Published April 11, 2012
The U.S. Department of Justice on Wednesday filed an antitrust suit against Apple (AAPL) for allegedly conspiring to fix the price of e-books with five of the largest book publishers.
In court papers filed in New York, the Justice Department alleged that Apple and the publishers colluded together over the past three years to limit pricing competition in the booming business for e-books.
“Beginning in the summer of 2009, we allege that executives at the highest levels of the companies included in today’s lawsuit – concerned that e-book sellers had reduced prices – worked together to eliminate competition among stores selling e-books, ultimately increasing prices for consumers,” U.S. Attorney General Eric Holder said in a statement. “As a result of this alleged conspiracy, we believe that consumers paid millions of dollars more for some of the most popular titles.”
Three of the publishers named in the suit -- Hachette, News Corp.’s (NASDAQ: NWSA) HarperCollins and CBS Corp.’s (NYSE: CBS) Simon & Schuster -- have settled the claims. News Corp. is also the parent company of FOX Business. Also named in the suit are publishers Penguin and Macmillan.
Sales of e-books have exploded in recent years.
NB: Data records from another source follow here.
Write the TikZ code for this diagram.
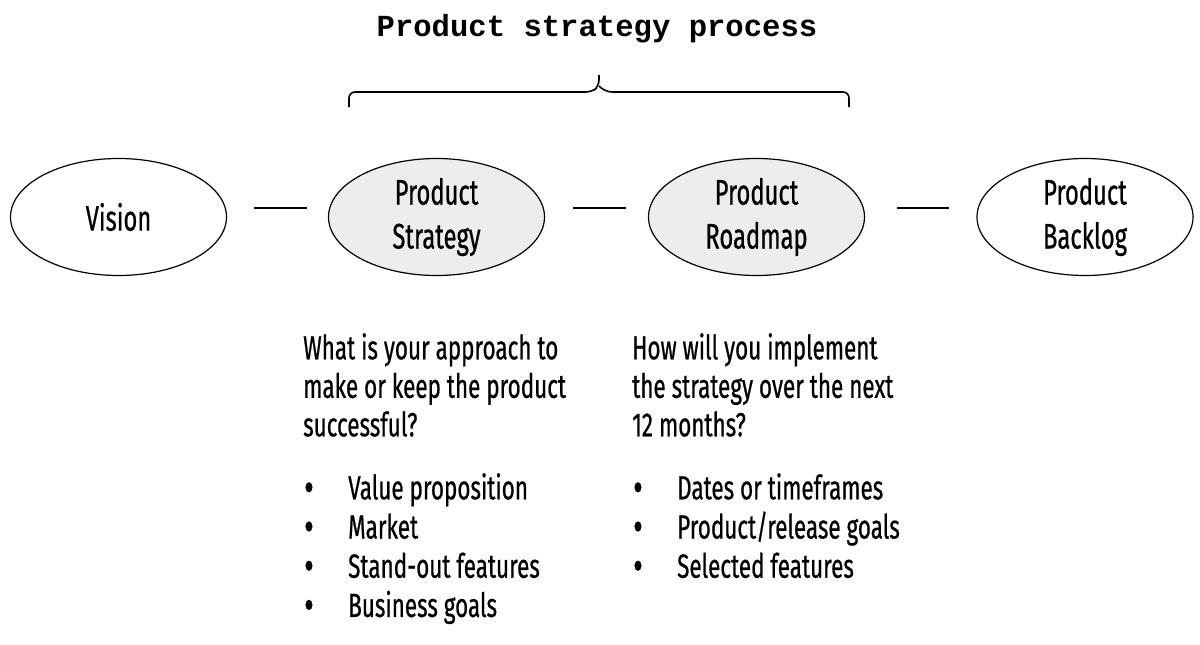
\documentclass[tikz,border=0pt]{standalone}
\usepackage{fontspec}
\setmainfont[FakeStretch=0.67, FakeBold=0.6]{Fira Sans}
\newfontfamily\titlefont{Liberation Mono}
\usetikzlibrary{calc,shapes.geometric}
\tikzset{
  stage/.style={ellipse, draw=black, line width=1.2pt, minimum width=216pt, minimum height=117pt, inner sep=0pt, align=center, font=\fontsize{35.5}{44}\selectfont},
  core/.style={stage, fill=black!7},
  link/.style={line width=1.6pt},
  para/.style={anchor=north west, inner sep=0pt, align=left, font=\fontsize{33.5}{38.5}\selectfont},
  list/.style={para, font=\fontsize{33.5}{39.2}\selectfont},
}
\newcommand\itm{\makebox[0pt][l]{\hspace{1pt}\raisebox{-3pt}{\smash{\fontsize{44}{0}\selectfont\textbullet}}}\hspace{45pt}}
\begin{document}
\begin{tikzpicture}[x=1pt,y=-1pt]
\useasboundingbox (0,0) rectangle (1200,645);
\node[font=\titlefont\bfseries\fontsize{30.6}{30}\selectfont] (title) at (597,29) {Product strategy process};
\node[stage] (v) at (118.5,217) {Vision};
\node[core] (ps) at (436.5,217) {Product\\Strategy};
\node[core] (pr) at (756.5,217) {Product\\Roadmap};
\node[stage] (pb) at (1085,217) {Product\\Backlog};
\draw[link] ($(v.east)+(27,-9)$) -- ($(ps.west)+(-21,-9)$);
\draw[link] ($(ps.east)+(28,-9)$) -- ($(pr.west)+(-22,-9)$);
\draw[link] ($(pr.east)+(32,-9)$) -- ($(pb.west)+(-27,-9)$);
\coordinate (bl) at (349,107);
\coordinate (br) at (849,107);
\draw[line width=1.6pt, rounded corners=6pt] (bl) -- (349,92) -- (592,92) -- (599,86) -- (599,75) (599,86) -- (606,92) -- (849,92) -- (br);
\node[para] (q1) at (303,333) {What is your approach to\\make or keep the product\\successful?};
\node[para] (q2) at (632,333) {How will you implement\\the strategy over the next\\12 months?};
\node[list] (l1) at (303,473) {\itm Value proposition\\\itm Market\\\itm Stand-out features\\\itm Business goals};
\node[list] (l2) at (632,473) {\itm Dates or timeframes\\\itm Product/release goals\\\itm Selected features};
\end{tikzpicture}
\end{document}
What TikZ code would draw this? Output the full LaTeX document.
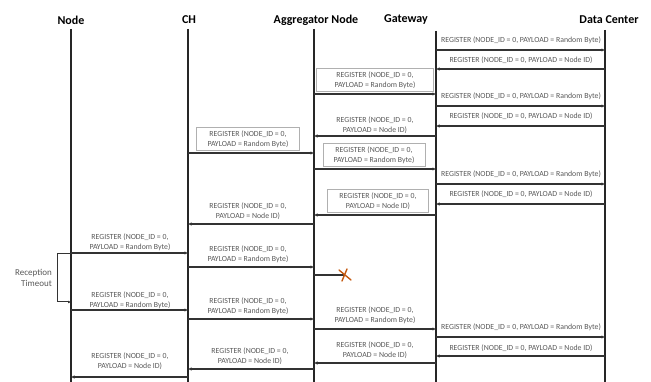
\documentclass[tikz,border=0pt]{standalone}
\usepackage{fontspec}
\setmainfont{Carlito}
\usetikzlibrary{arrows.meta}
\definecolor{lifeclr}{HTML}{262626}
\definecolor{arrclr}{HTML}{333333}
\definecolor{labelgray}{HTML}{595959}
\definecolor{boxgray}{HTML}{B0B0B0}
\definecolor{lostclr}{HTML}{C55A11}
\tikzset{
  header/.style={font=\fontsize{12}{14}\selectfont\bfseries, text=black, inner sep=0pt},
  lifeline/.style={draw=lifeclr, line width=1.6pt},
  msg/.style={draw=arrclr, line width=1.2pt, -{Latex[length=3.5pt,width=3.5pt]}},
  lbl/.style={font=\fontsize{7.8}{9.6}\selectfont, text=labelgray, align=center, inner sep=0pt},
  lbox/.style={lbl, draw=boxgray, line width=0.8pt, minimum height=23pt},
  lost/.style={draw=lostclr, line width=1.4pt, line cap=round},
}
\newcommand\msgarrow[3]{\draw[msg] (#1 |- 0,#3) -- (#2 |- 0,#3);}
\begin{document}
\begin{tikzpicture}[x=1pt,y=-1pt]
\useasboundingbox (0,0) rectangle (651,382);
\fill[white] (0,0) rectangle (651,382);

% participants
\node[header] (hN) at (71,20) {Node};
\node[header] (hC) at (189,20) {CH};
\node[header] (hA) at (316,20) {Aggregator Node};
\node[header] (hG) at (406,20) {Gateway};
\node[header] (hD) at (609,20) {Data Center};

% lifelines
\foreach \n/\x/\t in {N/71/29, C/188/29, A/314/29, G/436/31, D/605/30}{
  \coordinate (t\n) at (\x,\t);
  \coordinate (b\n) at (\x,383);
  \draw[lifeline] (t\n) -- (b\n);
}

% first registration of the aggregator node
\node[lbl] (l1) at (521,40) {REGISTER (NODE\_ID = 0, PAYLOAD = Random Byte)};
\msgarrow{tG}{tD}{50}
\node[lbl] (l2) at (521,60) {REGISTER (NODE\_ID = 0, PAYLOAD = Node ID)};
\msgarrow{tD}{tG}{69}
\node[lbox, minimum width=117pt] (l3) at (375,80) {REGISTER (NODE\_ID = 0,\\PAYLOAD = Random Byte)};
\msgarrow{tA}{tG}{94}
\node[lbl] (l4) at (521,96) {REGISTER (NODE\_ID = 0, PAYLOAD = Random Byte)};
\msgarrow{tG}{tD}{106}
\node[lbl] (l5) at (521,116) {REGISTER (NODE\_ID = 0, PAYLOAD = Node ID)};
\msgarrow{tD}{tG}{126}
\node[lbl] (l6) at (375,125) {REGISTER (NODE\_ID = 0,\\PAYLOAD = Node ID)};
\msgarrow{tG}{tA}{136}

% registration of the cluster head
\node[lbox, minimum width=103pt] (l7) at (248,139) {REGISTER (NODE\_ID = 0,\\PAYLOAD = Random Byte)};
\msgarrow{tC}{tA}{153}
\node[lbox, minimum width=102pt] (l8) at (374,155) {REGISTER (NODE\_ID = 0,\\PAYLOAD = Random Byte)};
\msgarrow{tA}{tG}{169}
\node[lbl] (l9) at (521,174) {REGISTER (NODE\_ID = 0, PAYLOAD = Random Byte)};
\msgarrow{tG}{tD}{184}
\node[lbl] (l10) at (521,194) {REGISTER (NODE\_ID = 0, PAYLOAD = Node ID)};
\msgarrow{tD}{tG}{204}
\node[lbox, minimum width=101pt] (l11) at (378,201) {REGISTER (NODE\_ID = 0,\\PAYLOAD = Node ID)};
\msgarrow{tG}{tA}{215}
\node[lbl] (l12) at (248,211) {REGISTER (NODE\_ID = 0,\\PAYLOAD = Node ID)};
\msgarrow{tA}{tC}{224}

% registration of the node, first attempt lost
\node[lbl] (l13) at (130,242) {REGISTER (NODE\_ID = 0,\\PAYLOAD = Random Byte)};
\msgarrow{tN}{tC}{253}
\node[lbl] (l14) at (248,254) {REGISTER (NODE\_ID = 0,\\PAYLOAD = Random Byte)};
\msgarrow{tC}{tA}{267}
\coordinate (x1) at (345,275);
\draw[draw=arrclr, line width=1.2pt] (tA |- x1) -- (x1);
\draw[lost] (x1) ++(-6,-5) -- ++(12,10);
\draw[lost] (x1) ++(-3,6) -- ++(5,-12);

% reception timeout and retry
\coordinate (rt1) at (57,254);
\coordinate (rt2) at (57,302);
\draw[draw=arrclr, line width=1pt] (tN |- rt1) -- (rt1) -- (rt2);
\draw[draw=arrclr, line width=1pt, -{Latex[length=3pt,width=3pt]}] (rt2) -- (tN |- rt2);
\node[lbl, font=\fontsize{9}{11}\selectfont, align=right, anchor=east] (rt) at (52,278) {Reception\\Timeout};

\node[lbl] (l17) at (130,300) {REGISTER (NODE\_ID = 0,\\PAYLOAD = Random Byte)};
\msgarrow{tN}{tC}{310}
\node[lbl] (l18) at (248,306) {REGISTER (NODE\_ID = 0,\\PAYLOAD = Random Byte)};
\msgarrow{tC}{tA}{319}
\node[lbl] (l19) at (375,315) {REGISTER (NODE\_ID = 0,\\PAYLOAD = Random Byte)};
\msgarrow{tA}{tG}{329}
\node[lbl] (l20) at (521,327) {REGISTER (NODE\_ID = 0, PAYLOAD = Random Byte)};
\msgarrow{tG}{tD}{337}
\node[lbl] (l21) at (521,348) {REGISTER (NODE\_ID = 0, PAYLOAD = Node ID)};
\msgarrow{tD}{tG}{356}
\node[lbl] (l22) at (375,350) {REGISTER (NODE\_ID = 0,\\PAYLOAD = Node ID)};
\msgarrow{tG}{tA}{363}
\node[lbl] (l23) at (250,356) {REGISTER (NODE\_ID = 0,\\PAYLOAD = Node ID)};
\msgarrow{tA}{tC}{369}
\node[lbl] (l24) at (130,361) {REGISTER (NODE\_ID = 0,\\PAYLOAD = Node ID)};
\msgarrow{tC}{tN}{377}
\end{tikzpicture}
\end{document}
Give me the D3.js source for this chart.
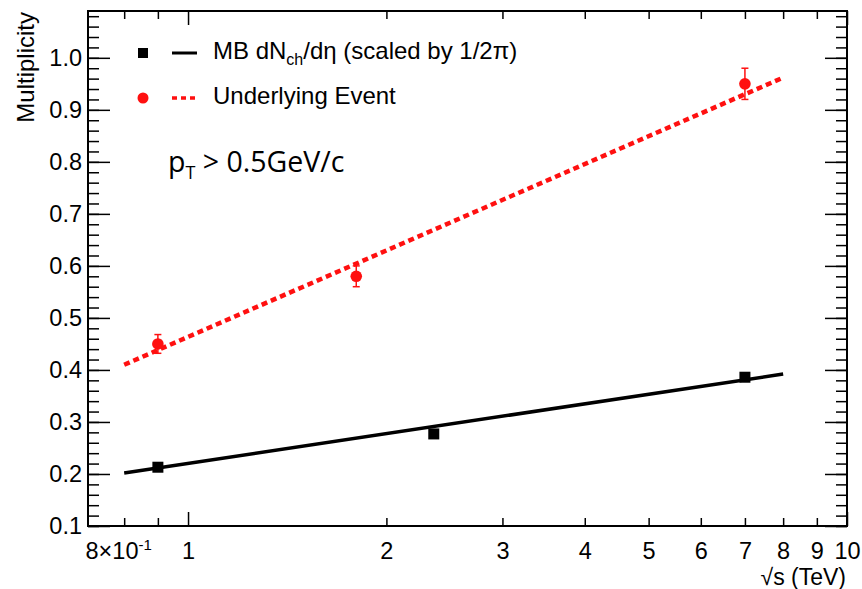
<!DOCTYPE html>
<html>
<head>
<meta charset="utf-8">
<script src="https://cdn.jsdelivr.net/npm/d3@7"></script>
<style>
  html, body { margin: 0; padding: 0; background: #fff; }
  svg { display: block; }
  .axis text { font-family: "Liberation Sans", Arial, sans-serif; font-size: 23.5px; fill: #000; }
  .axis path { display: none; }
  .axis line { stroke: #000; stroke-width: 1.5; }
</style>
</head>
<body>
<div id="chart"></div>
<script>
// sqrt(s) in TeV vs multiplicity
const mbEnergy = [0.9, 2.36, 7];
const mbMult = [0.213, 0.277, 0.386];
const ueEnergy = [0.9, 1.8, 7];
const ueMult = [0.45, 0.58, 0.95];
const ueErr = [0.018, 0.02, 0.03];

// fitted trend lines (end points)
const fitEnergy = [0.8, 8];
const mbFit = [0.202, 0.392];
const ueFit = [0.41, 0.962];

const xTicks = [0.8, 0.9, 1, 2, 3, 4, 5, 6, 7, 8, 9, 10];
const yMajor = [0.1, 0.2, 0.3, 0.4, 0.5, 0.6, 0.7, 0.8, 0.9, 1.0];
const yMinor = d3.range(0.1, 1.0901, 0.02);

const width = 862, height = 589;
const box = { left: 88, right: 847, top: 11, bottom: 526 };

const x = d3.scaleLog().domain([0.705, 10]).range([box.left, box.right]);
const y = d3.scaleLinear().domain([0.1, 1.09]).range([box.bottom, box.top]);

const svg = d3.select('#chart').append('svg')
  .attr('width', width)
  .attr('height', height);

// Axes — ticks drawn inward like ROOT
const xFmt = d => d === 0.8 ? '8×10' : (d === 0.9 ? '' : String(d));

const xBottom = svg.append('g').attr('class', 'axis')
  .attr('transform', `translate(0,${box.bottom})`)
  .call(d3.axisBottom(x).tickValues(xTicks).tickSize(-8).tickPadding(16).tickFormat(xFmt));
xBottom.selectAll('.tick').filter(d => d === 1 || d === 10).select('line').attr('y2', -14);
xBottom.selectAll('.tick').filter(d => d === 0.8).select('text')
  .attr('dx', -6)
  .append('tspan').attr('dy', -9).attr('font-size', 15).text('-1');

const xTop = svg.append('g').attr('class', 'axis')
  .attr('transform', `translate(0,${box.top})`)
  .call(d3.axisTop(x).tickValues(xTicks).tickSize(-8).tickFormat(''));
xTop.selectAll('.tick').filter(d => d === 1 || d === 10).select('line').attr('y2', 14);

svg.append('g').attr('class', 'axis')
  .attr('transform', `translate(${box.left},0)`)
  .call(d3.axisLeft(y).tickValues(yMinor).tickSize(-11).tickFormat(''));
svg.append('g').attr('class', 'axis')
  .attr('transform', `translate(${box.left},0)`)
  .call(d3.axisLeft(y).tickValues(yMajor).tickSize(-22).tickPadding(6).tickFormat(d3.format('.1f')));

svg.append('g').attr('class', 'axis')
  .attr('transform', `translate(${box.right},0)`)
  .call(d3.axisRight(y).tickValues(yMinor).tickSize(-11).tickFormat(''));
svg.append('g').attr('class', 'axis')
  .attr('transform', `translate(${box.right},0)`)
  .call(d3.axisRight(y).tickValues(yMajor).tickSize(-22).tickFormat(''));

// frame
svg.append('rect')
  .attr('x', box.left).attr('y', box.top)
  .attr('width', box.right - box.left).attr('height', box.bottom - box.top)
  .attr('fill', 'none').attr('stroke', '#000').attr('stroke-width', 2);

// fit lines
const line = d3.line().x(d => x(d[0])).y(d => y(d[1]));
svg.append('path')
  .datum(d3.zip(fitEnergy, mbFit))
  .attr('d', line)
  .attr('fill', 'none').attr('stroke', '#000').attr('stroke-width', 3.5);
svg.append('path')
  .datum(d3.zip(fitEnergy, ueFit))
  .attr('d', line)
  .attr('fill', 'none').attr('stroke', '#ff1010').attr('stroke-width', 4.5)
  .attr('stroke-dasharray', '6,4');

// MB points
svg.selectAll('.mb')
  .data(d3.zip(mbEnergy, mbMult))
  .join('rect')
  .attr('class', 'mb')
  .attr('x', d => x(d[0]) - 5.5).attr('y', d => y(d[1]) - 5.5)
  .attr('width', 11).attr('height', 11)
  .attr('fill', '#000');

// UE points with error bars
const ue = d3.zip(ueEnergy, ueMult, ueErr);
const eb = svg.selectAll('.eb').data(ue).join('g').attr('class', 'eb')
  .attr('stroke', '#ff1010').attr('stroke-width', 1.5);
eb.append('line')
  .attr('x1', d => x(d[0])).attr('x2', d => x(d[0]))
  .attr('y1', d => y(d[1] - d[2])).attr('y2', d => y(d[1] + d[2]));
eb.append('line')
  .attr('x1', d => x(d[0]) - 3.5).attr('x2', d => x(d[0]) + 3.5)
  .attr('y1', d => y(d[1] - d[2])).attr('y2', d => y(d[1] - d[2]));
eb.append('line')
  .attr('x1', d => x(d[0]) - 3.5).attr('x2', d => x(d[0]) + 3.5)
  .attr('y1', d => y(d[1] + d[2])).attr('y2', d => y(d[1] + d[2]));
svg.selectAll('.ue')
  .data(ue)
  .join('circle')
  .attr('class', 'ue')
  .attr('cx', d => x(d[0])).attr('cy', d => y(d[1]))
  .attr('r', 5.8)
  .attr('fill', '#ff1010');

// Legend
const font = '"Liberation Sans", Arial, sans-serif';
const lg = svg.append('g').attr('font-family', font).attr('font-size', 24);
lg.append('rect').attr('x', 138).attr('y', 48).attr('width', 10).attr('height', 10).attr('fill', '#000');
lg.append('line').attr('x1', 172).attr('x2', 197).attr('y1', 53).attr('y2', 53)
  .attr('stroke', '#000').attr('stroke-width', 3);
const t1 = lg.append('text').attr('x', 213).attr('y', 59);
t1.append('tspan').text('MB dN');
t1.append('tspan').attr('font-size', 16).attr('dy', 6).text('ch');
t1.append('tspan').attr('dy', -6).text('/dη (scaled by 1/2π)');

lg.append('circle').attr('cx', 143).attr('cy', 98).attr('r', 5.5).attr('fill', '#ff1010');
lg.append('line').attr('x1', 172).attr('x2', 197).attr('y1', 98).attr('y2', 98)
  .attr('stroke', '#ff1010').attr('stroke-width', 3.5).attr('stroke-dasharray', '5,4');
lg.append('text').attr('x', 213).attr('y', 104).text('Underlying Event');

// cut label
const pt = svg.append('text').attr('x', 168).attr('y', 172)
  .attr('font-family', '"Open Sans", "Noto Sans", sans-serif').attr('font-size', 28.5).attr('fill', '#000');
pt.append('tspan').text('p');
pt.append('tspan').attr('font-size', 18).attr('dy', 7).text('T');
pt.append('tspan').attr('dy', -7).text(' > 0.5GeV/c');

// axis titles
svg.append('text')
  .attr('transform', 'translate(34,12) rotate(-90)')
  .attr('text-anchor', 'end')
  .attr('font-family', font).attr('font-size', 24)
  .text('Multiplicity');

svg.append('text')
  .attr('x', 846).attr('y', 585)
  .attr('text-anchor', 'end')
  .attr('font-family', font).attr('font-size', 23)
  .text('√s (TeV)');
</script>
</body>
</html>
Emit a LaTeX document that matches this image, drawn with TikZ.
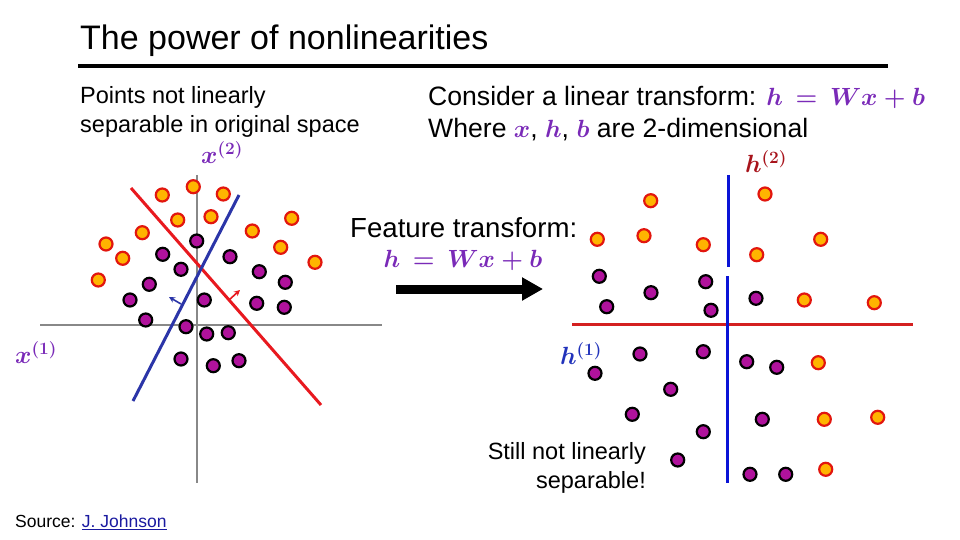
\documentclass[tikz,border=0pt]{standalone}
\usepackage{fontspec}
\setmainfont{Liberation Sans}
\usetikzlibrary{arrows.meta}
\definecolor{dotor}{HTML}{FFB400}
\definecolor{dotrim}{HTML}{E2160E}
\definecolor{dotpu}{HTML}{B0129C}
\definecolor{mpurple}{HTML}{7A2AB8}
\definecolor{lred}{HTML}{E8191F}
\definecolor{lblue}{HTML}{2B35A8}
\definecolor{rblue}{HTML}{0A14D6}
\definecolor{rred}{HTML}{D42020}
\definecolor{axgray}{HTML}{888888}
\definecolor{hred}{HTML}{A8141C}
\definecolor{hblue}{HTML}{2233BB}
\definecolor{linkblue}{HTML}{1A1AA0}
\newcommand{\mth}[1]{\textcolor{mpurple}{\fontsize{30}{30}\selectfont\boldmath$#1$}}
\tikzset{
  odot/.style={circle, fill=dotor, draw=dotrim, line width=2.2pt, minimum size=13pt, inner sep=0pt},
  pdot/.style={circle, fill=dotpu, draw=black, line width=2.2pt, minimum size=13pt, inner sep=0pt},
  axis/.style={draw=axgray, line width=2.8pt},
  txt/.style={inner sep=0pt, anchor=west, align=left},
  smalltxt/.style={font=\fontsize{23.5}{29}\selectfont},
  bigtxt/.style={font=\fontsize{26.6}{33}\selectfont},
  axlab/.style={inner sep=0pt, font=\fontsize{23}{28}\selectfont\boldmath},
}
\begin{document}
\begin{tikzpicture}[x=1pt,y=-1pt]
\useasboundingbox[fill=white] (0,0) rectangle (960,540);

% title
\node[txt, font=\fontsize{34}{40}\selectfont] (title) at (80,41) {The power of nonlinearities};
\coordinate (r1) at (78,66);
\coordinate (r2) at (888,66);
\draw[line width=4pt] (r1) -- (r2);

\node[txt, smalltxt] (pts) at (80,111.5) {Points not linearly\\separable in original space};
\node[txt, bigtxt] (cons) at (428,97) {Consider a linear transform: \mth{h\,=\,Wx+b}};
\node[txt, bigtxt] (where) at (428,130) {Where \mth{x}, \mth{h}, \mth{b} are 2-dimensional};

\node[txt, font=\fontsize{27.6}{33}\selectfont] (feat) at (350,228) {Feature transform:};
\node[inner sep=0pt] (feq) at (463,260) {\mth{h\,=\,Wx+b}};
\coordinate (a1) at (396,289);
\coordinate (a2) at (543,289);
\draw[line width=9pt, -{Triangle[length=21pt,width=22pt]}] (a1) -- (a2);

\node[inner sep=0pt, anchor=east, align=right, smalltxt] (still) at (646,467.5) {Still not linearly\\separable!};
\node[txt, font=\fontsize{17.5}{20}\selectfont] (src) at (15,522) {Source: \textcolor{linkblue}{\underline{J. Johnson}}};

% ---------- left plot ----------
\coordinate (vx1) at (197,175);
\coordinate (vx2) at (197,483);
\coordinate (hx1) at (40,325);
\coordinate (hx2) at (382,325);
\draw[axis] (vx1) -- (vx2);
\draw[axis] (hx1) -- (hx2);

\node[axlab, text=mpurple] (x2lab) at (222,153) {$x^{(2)}$};
\node[axlab, text=mpurple] (x1lab) at (36,353) {$x^{(1)}$};

\foreach \px/\py in {196.7/241,162.7/254.3,230/256.7,181/269.3,259.3/271.7,149.3/284.3,285.3/282.3,
  130/300,204.3/300,256.7/303.3,284.3/307.3,145.7/320,186/326.7,206.7/334,228.3/332.7,181/359,213.3/365.7,239/360.7}
  \node[pdot] at (\px,\py) {};
\foreach \px/\py in {162.3/195,193.3/186.7,223.3/194,177.7/220,211/216.7,291.7/218.3,142.3/232.7,252.3/231,
  106/244,122.7/258.3,280.7/247.3,315/262.3,98.3/280}
  \node[odot] at (\px,\py) {};

\coordinate (rl1) at (131,188);
\coordinate (rl2) at (321,405);
\coordinate (bl1) at (239,195);
\coordinate (bl2) at (133,401);
\draw[lred, line width=3pt] (rl1) -- (rl2);
\draw[lblue, line width=3pt] (bl1) -- (bl2);
\coordinate (ra1) at (229,300);
\coordinate (ra2) at (240,290);
\coordinate (ba1) at (181,304);
\coordinate (ba2) at (169,297);
\draw[lred, line width=1.6pt, -{Stealth[length=6pt,width=6pt]}] (ra1) -- (ra2);
\draw[lblue, line width=1.6pt, -{Stealth[length=6pt,width=6pt]}] (ba1) -- (ba2);

% ---------- right plot ----------
\coordinate (rh1) at (572,324.3);
\coordinate (rh2) at (913,324.3);
\draw[rred, line width=3.5pt] (rh1) -- (rh2);
\coordinate (bv1) at (728.7,175);
\coordinate (bv2) at (728.7,267);
\coordinate (bv3) at (727.5,276);
\coordinate (bv4) at (727.5,483);
\draw[rblue, line width=3.5pt] (bv1) -- (bv2);
\draw[rblue, line width=3.5pt] (bv3) -- (bv4);

\node[axlab, text=hred] (h2lab) at (766,162) {$h^{(2)}$};
\node[axlab, text=hblue] (h1lab) at (581,354) {$h^{(1)}$};

\foreach \px/\py in {650.7/200.7,765/194,597.3/239.3,644/235.7,703.3/244.7,820.7/239.3,756.7/254.7,804.3/300,874.3/302.7,
  818.3/362.7,824.3/419.3,877.7/417.3,825.7/469.3}
  \node[odot] at (\px,\py) {};
\foreach \px/\py in {599.3/276.3,705.7/281.7,651/292.7,606.7/306.7,711/310.3,756/298.3,
  640/354,703.3/351.7,746.7/361.7,776.7/367.3,595/373.3,670.7/389.3,632.3/414.3,762.3/419.3,703.3/431.7,677.7/460,750/474.3,785.7/474.3}
  \node[pdot] at (\px,\py) {};
\end{tikzpicture}
\end{document}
According to the Association of American Publishers, e-book sales jumped 117% in 2011 to $970 million. In 2010, e-book sales rose 164%.
Consumers armed with tablets and electronic readers are quickly altering the publishing landscape. The shift away from printed books to e-books allows publishers to increase their profit margins by reducing printing and shipping costs.
The illegal pact between Apple and the book companies is alleged to have been brokered prior to Apple’s introduction of its iPad in 2010. At the time, Amazon.com (NASDAQ: AMZN) dominated the e-book market and prices had fallen to about $9.99 for newly released books.
According to the DOJ’s complaint, the publishers agreed to alter the selling model for e-books such that publishers would set the price rather than the online retailer, which was the model established by Amazon. Under the illegal agreement, retailers such as Amazon and Barnes & Noble (NYSE: BKS) would have no say in pricing e-books sold via their online outlets.
Apple is alleged to have spearheaded the agreement. In 2009, a year ahead of the iPad introduction, Apple decided it could “trounce” Amazon if it opened its own e-book store. Apple CEO and founder Steve Jobs was personally involved in bringing the publishers on board for the collusive effort, the complaint alleges.
Holder said charges are still pending against Apple, Penguin and Macmillan.
Apple did not immediately respond to a request for comment. Spokesmen for the publishing companies could not immediately be reached.
Holder said executives from Apple and the publishers met regularly “as part of a conspiracy to raise, fix, and stabilize retail prices.” As part of their agreement to fix prices in their favor, Apple allegedly received a 30% commission on books sold through its iBookstore.
“Our investigation even revealed that one CEO allegedly went so far as to encourage an e-book retailer to punish another publisher for not engaging in these illegal practices,” Holder said.
If the settlement reached with the other three publishers is approved, retailers such as Amazon and Barnes & Noble could once again set the price of books sold via their outlets. The settlement also requires the publishers to terminate their anticompetitive most-favored-nation agreements with Apple and other e-books retailers, Holder said.
“In addition, the companies will be prohibited for two years from placing constraints on retailers’ ability to offer discounts to consumers. They will also be prohibited from conspiring or sharing competitively sensitive information with their competitors for five years,” the statement reads.
Also scheduled to attend the announcement is Connecticut Attorney General George Jepsen.
Jepsen has gone to battle with Apple in the past, demanding information from the tech giant a year ago to determine whether Apple’s iPhones, iPods and iPads keep a complete history of each device’s whereabouts.
Apple’s shares were up slightly at $628.63 in midday trading but well off session highs after rising more than $4 earlier Wednesday.